> Exercise prompt: Please set down exactly the lines of the listing below from the line containing "Clone this diagram in TikZ." through the line containing "inner sep=0pt] (arrowtxt)", both lines included, leaving out all other lines.

> Stored data:

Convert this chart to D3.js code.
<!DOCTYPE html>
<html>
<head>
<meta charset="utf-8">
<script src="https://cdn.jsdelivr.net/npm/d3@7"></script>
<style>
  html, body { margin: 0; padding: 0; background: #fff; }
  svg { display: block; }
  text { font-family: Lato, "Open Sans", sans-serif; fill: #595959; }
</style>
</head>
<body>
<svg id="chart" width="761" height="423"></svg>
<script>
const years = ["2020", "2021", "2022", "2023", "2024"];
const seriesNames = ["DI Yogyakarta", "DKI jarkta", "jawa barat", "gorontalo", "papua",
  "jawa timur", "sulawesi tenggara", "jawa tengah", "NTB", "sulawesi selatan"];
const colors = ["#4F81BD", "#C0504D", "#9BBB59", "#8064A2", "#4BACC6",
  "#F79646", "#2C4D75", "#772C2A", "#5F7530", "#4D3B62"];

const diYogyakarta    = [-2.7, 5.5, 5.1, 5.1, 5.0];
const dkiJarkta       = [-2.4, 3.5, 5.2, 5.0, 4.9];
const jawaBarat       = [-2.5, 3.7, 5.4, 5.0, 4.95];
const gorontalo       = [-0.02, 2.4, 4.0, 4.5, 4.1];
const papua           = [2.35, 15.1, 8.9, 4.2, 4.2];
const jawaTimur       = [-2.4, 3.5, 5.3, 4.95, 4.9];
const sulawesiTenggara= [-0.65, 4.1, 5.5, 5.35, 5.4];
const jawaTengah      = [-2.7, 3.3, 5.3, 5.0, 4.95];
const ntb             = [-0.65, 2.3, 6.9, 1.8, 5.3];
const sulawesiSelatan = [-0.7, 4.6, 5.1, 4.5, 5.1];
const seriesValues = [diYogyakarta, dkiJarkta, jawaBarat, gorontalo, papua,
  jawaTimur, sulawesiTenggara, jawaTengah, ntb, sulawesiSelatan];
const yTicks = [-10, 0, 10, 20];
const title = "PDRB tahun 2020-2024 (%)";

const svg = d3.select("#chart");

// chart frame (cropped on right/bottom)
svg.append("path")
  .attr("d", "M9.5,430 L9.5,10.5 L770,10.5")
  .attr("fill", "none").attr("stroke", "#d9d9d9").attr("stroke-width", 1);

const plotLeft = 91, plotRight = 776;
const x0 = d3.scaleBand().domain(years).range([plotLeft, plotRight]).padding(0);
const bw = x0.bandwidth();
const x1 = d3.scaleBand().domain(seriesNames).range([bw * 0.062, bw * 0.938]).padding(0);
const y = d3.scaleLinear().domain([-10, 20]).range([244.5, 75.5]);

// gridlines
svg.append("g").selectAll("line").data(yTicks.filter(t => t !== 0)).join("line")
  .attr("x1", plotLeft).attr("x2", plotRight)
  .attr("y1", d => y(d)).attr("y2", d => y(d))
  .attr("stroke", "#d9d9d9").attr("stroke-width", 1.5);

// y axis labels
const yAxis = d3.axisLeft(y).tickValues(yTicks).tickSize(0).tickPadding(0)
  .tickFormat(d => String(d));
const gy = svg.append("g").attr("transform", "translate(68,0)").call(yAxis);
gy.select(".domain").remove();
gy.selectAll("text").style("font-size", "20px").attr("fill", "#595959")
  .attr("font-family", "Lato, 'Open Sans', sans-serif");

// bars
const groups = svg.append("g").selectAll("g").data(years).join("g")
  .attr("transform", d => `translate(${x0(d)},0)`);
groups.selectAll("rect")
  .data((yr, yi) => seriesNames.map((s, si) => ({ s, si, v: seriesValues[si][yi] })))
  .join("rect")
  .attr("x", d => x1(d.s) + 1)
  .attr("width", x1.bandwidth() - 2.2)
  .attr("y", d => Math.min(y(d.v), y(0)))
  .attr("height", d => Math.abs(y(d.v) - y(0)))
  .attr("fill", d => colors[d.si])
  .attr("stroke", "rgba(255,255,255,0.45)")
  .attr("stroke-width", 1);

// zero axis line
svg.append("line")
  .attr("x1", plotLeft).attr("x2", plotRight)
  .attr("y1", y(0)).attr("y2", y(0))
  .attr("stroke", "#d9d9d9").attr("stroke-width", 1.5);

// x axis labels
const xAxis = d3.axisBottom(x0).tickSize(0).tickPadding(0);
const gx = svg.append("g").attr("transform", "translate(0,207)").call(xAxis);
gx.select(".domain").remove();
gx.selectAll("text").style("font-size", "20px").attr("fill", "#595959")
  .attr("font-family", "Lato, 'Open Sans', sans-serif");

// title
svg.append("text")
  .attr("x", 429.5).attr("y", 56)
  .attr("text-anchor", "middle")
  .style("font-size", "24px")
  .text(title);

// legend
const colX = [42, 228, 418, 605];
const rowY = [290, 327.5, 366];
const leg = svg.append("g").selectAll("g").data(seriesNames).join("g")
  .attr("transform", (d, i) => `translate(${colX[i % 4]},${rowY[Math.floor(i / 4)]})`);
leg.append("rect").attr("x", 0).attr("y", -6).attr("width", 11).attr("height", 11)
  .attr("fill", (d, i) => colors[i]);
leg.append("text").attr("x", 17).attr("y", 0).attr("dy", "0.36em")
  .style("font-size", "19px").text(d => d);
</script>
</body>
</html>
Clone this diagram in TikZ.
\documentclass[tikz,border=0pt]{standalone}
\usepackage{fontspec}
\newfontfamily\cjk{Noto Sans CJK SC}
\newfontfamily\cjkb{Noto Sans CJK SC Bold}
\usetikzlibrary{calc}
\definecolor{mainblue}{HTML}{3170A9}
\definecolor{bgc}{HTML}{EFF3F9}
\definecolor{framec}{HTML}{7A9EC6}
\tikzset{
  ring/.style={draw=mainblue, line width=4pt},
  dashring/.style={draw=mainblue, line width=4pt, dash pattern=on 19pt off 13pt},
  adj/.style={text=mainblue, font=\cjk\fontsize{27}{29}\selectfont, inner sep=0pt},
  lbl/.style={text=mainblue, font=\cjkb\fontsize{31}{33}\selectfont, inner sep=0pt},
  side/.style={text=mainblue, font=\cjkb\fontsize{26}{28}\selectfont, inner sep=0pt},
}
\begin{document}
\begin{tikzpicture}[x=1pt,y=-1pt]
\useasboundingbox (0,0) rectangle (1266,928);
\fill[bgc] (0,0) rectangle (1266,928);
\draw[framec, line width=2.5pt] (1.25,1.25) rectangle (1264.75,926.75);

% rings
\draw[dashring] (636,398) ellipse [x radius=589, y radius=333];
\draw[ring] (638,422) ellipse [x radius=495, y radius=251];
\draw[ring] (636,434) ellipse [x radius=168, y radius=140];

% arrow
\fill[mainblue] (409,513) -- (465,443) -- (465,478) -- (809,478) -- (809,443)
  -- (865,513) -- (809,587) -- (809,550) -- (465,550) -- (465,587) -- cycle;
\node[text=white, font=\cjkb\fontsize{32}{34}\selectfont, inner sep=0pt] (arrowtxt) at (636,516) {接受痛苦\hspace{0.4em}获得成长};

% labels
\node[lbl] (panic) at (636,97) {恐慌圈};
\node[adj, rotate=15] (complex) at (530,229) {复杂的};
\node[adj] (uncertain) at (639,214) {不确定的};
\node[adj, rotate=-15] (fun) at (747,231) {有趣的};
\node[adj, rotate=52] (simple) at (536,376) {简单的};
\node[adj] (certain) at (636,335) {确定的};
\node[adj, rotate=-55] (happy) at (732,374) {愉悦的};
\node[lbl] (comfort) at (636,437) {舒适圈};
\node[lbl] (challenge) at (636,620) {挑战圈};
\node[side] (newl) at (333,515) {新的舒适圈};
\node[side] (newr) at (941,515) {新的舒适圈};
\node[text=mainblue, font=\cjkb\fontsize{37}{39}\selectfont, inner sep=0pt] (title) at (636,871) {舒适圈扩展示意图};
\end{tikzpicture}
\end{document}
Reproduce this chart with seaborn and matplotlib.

> Complete answer:
Clone this diagram in TikZ.
\documentclass[tikz,border=0pt]{standalone}
\usepackage{fontspec}
\newfontfamily\cjk{Noto Sans CJK SC}
\newfontfamily\cjkb{Noto Sans CJK SC Bold}
\usetikzlibrary{calc}
\definecolor{mainblue}{HTML}{3170A9}
\definecolor{bgc}{HTML}{EFF3F9}
\definecolor{framec}{HTML}{7A9EC6}
\tikzset{
  ring/.style={draw=mainblue, line width=4pt},
  dashring/.style={draw=mainblue, line width=4pt, dash pattern=on 19pt off 13pt},
  adj/.style={text=mainblue, font=\cjk\fontsize{27}{29}\selectfont, inner sep=0pt},
  lbl/.style={text=mainblue, font=\cjkb\fontsize{31}{33}\selectfont, inner sep=0pt},
  side/.style={text=mainblue, font=\cjkb\fontsize{26}{28}\selectfont, inner sep=0pt},
}
\begin{document}
\begin{tikzpicture}[x=1pt,y=-1pt]
\useasboundingbox (0,0) rectangle (1266,928);
\fill[bgc] (0,0) rectangle (1266,928);
\draw[framec, line width=2.5pt] (1.25,1.25) rectangle (1264.75,926.75);

% rings
\draw[dashring] (636,398) ellipse [x radius=589, y radius=333];
\draw[ring] (638,422) ellipse [x radius=495, y radius=251];
\draw[ring] (636,434) ellipse [x radius=168, y radius=140];

% arrow
\fill[mainblue] (409,513) -- (465,443) -- (465,478) -- (809,478) -- (809,443)
  -- (865,513) -- (809,587) -- (809,550) -- (465,550) -- (465,587) -- cycle;
\node[text=white, font=\cjkb\fontsize{32}{34}\selectfont, inner sep=0pt] (arrowtxt) at (636,516) {接受痛苦\hspace{0.4em}获得成长};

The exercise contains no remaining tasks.